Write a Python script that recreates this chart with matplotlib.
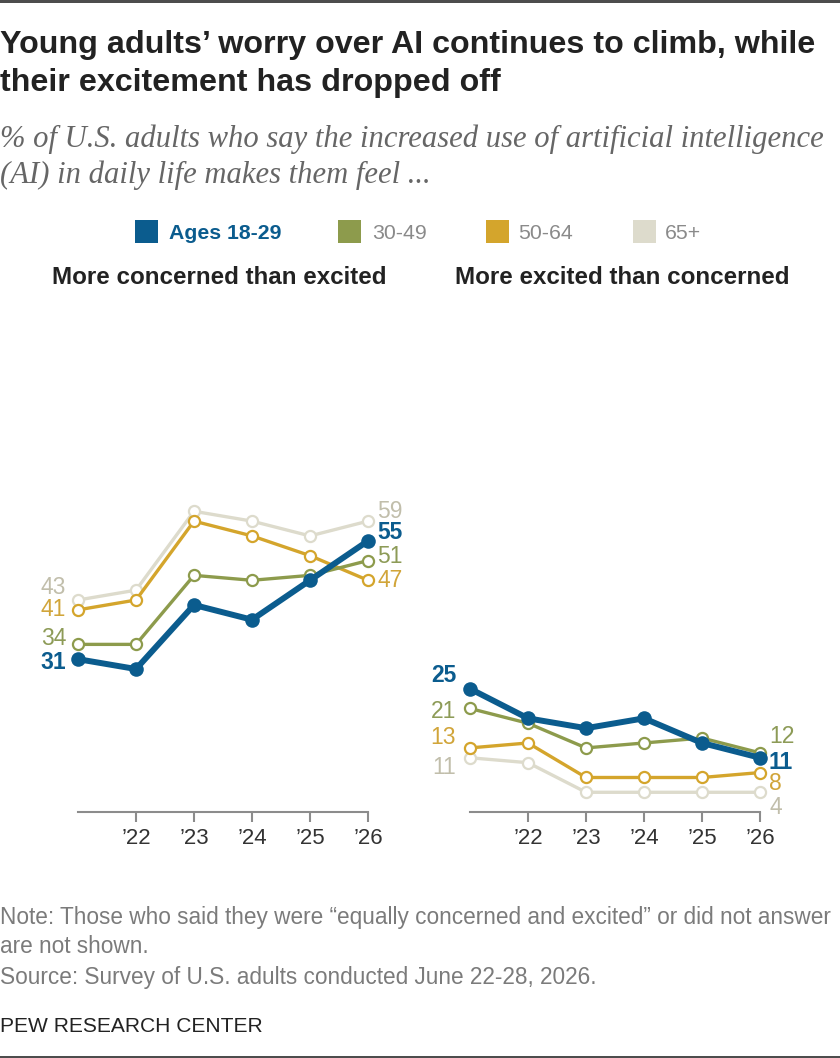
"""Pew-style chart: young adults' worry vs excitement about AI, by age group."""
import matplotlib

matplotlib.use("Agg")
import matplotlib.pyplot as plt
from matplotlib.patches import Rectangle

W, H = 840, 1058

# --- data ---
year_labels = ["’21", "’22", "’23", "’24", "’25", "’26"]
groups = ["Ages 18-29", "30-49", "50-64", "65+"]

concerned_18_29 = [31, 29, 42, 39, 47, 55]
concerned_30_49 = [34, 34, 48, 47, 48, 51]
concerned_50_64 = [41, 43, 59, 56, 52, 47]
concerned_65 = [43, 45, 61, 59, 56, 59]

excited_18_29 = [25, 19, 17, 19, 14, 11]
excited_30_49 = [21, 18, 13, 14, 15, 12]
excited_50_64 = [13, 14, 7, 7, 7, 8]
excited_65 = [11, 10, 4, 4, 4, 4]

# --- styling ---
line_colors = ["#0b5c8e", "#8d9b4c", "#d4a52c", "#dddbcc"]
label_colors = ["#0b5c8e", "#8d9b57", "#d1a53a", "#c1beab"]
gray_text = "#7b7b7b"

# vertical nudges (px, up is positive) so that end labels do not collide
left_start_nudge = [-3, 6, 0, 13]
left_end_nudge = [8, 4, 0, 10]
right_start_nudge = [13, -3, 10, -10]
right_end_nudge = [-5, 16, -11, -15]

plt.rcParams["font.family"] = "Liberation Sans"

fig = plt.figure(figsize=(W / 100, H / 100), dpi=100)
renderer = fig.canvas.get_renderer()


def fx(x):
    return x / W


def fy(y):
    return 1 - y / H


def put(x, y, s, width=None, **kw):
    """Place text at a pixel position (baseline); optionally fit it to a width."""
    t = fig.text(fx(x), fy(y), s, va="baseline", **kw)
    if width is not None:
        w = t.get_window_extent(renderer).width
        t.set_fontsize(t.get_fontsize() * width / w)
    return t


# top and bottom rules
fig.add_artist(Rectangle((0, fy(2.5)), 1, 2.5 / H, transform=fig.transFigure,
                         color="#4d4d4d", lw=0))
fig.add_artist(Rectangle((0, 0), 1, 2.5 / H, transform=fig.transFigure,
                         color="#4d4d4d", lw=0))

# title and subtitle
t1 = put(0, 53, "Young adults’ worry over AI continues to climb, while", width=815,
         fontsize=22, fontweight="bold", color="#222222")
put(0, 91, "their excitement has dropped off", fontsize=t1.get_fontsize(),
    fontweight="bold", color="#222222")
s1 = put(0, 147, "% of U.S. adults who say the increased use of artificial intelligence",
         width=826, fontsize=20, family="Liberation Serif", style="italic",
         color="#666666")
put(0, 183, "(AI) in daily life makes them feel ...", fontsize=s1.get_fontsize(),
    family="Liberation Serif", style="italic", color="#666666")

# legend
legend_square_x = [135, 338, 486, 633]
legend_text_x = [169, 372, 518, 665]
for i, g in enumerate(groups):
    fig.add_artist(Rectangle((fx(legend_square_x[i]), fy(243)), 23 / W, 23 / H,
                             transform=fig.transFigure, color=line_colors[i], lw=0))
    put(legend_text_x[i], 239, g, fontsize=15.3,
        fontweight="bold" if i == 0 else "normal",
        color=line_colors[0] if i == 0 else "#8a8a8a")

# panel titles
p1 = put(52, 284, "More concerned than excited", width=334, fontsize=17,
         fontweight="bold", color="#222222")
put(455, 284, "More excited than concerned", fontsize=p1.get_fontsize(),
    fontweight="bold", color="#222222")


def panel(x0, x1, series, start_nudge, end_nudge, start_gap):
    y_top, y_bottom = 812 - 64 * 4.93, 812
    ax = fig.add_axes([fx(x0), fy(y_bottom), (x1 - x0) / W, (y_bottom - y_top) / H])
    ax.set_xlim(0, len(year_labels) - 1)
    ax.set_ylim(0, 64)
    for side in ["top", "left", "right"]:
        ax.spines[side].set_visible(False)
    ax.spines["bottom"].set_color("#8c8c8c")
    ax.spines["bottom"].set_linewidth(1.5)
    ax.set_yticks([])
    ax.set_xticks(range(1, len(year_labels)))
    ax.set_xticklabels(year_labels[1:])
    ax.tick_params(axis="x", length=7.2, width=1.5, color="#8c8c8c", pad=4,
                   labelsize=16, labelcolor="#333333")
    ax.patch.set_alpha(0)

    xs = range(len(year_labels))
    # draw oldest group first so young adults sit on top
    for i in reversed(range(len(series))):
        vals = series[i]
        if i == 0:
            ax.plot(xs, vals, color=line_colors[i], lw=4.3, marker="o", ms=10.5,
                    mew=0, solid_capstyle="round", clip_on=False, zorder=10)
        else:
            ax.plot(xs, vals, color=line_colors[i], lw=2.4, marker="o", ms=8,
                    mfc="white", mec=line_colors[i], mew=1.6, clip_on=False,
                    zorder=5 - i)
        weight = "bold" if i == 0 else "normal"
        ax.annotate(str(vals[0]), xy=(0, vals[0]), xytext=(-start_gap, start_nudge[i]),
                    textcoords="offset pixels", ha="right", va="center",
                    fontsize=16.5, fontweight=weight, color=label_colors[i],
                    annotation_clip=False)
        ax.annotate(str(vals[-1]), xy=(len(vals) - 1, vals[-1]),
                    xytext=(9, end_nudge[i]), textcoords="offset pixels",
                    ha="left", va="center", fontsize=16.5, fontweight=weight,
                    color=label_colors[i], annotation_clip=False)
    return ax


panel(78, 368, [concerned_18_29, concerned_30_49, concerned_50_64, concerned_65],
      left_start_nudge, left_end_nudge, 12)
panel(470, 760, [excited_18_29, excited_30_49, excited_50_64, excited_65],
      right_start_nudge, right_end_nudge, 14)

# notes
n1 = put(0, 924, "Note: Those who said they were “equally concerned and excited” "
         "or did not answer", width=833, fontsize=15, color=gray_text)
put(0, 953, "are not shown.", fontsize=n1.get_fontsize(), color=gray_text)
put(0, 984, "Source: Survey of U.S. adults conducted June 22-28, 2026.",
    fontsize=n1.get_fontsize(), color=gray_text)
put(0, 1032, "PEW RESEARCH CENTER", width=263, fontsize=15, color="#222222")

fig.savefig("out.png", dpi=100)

# # #

> _What the task requires_
Go through the listing above and return every line where the word "matplotlib" occurs.

> _Exercise result_
Write a Python script that recreates this chart with matplotlib.
import matplotlib
matplotlib.use("Agg")
import matplotlib.pyplot as plt
from matplotlib.patches import Rectangle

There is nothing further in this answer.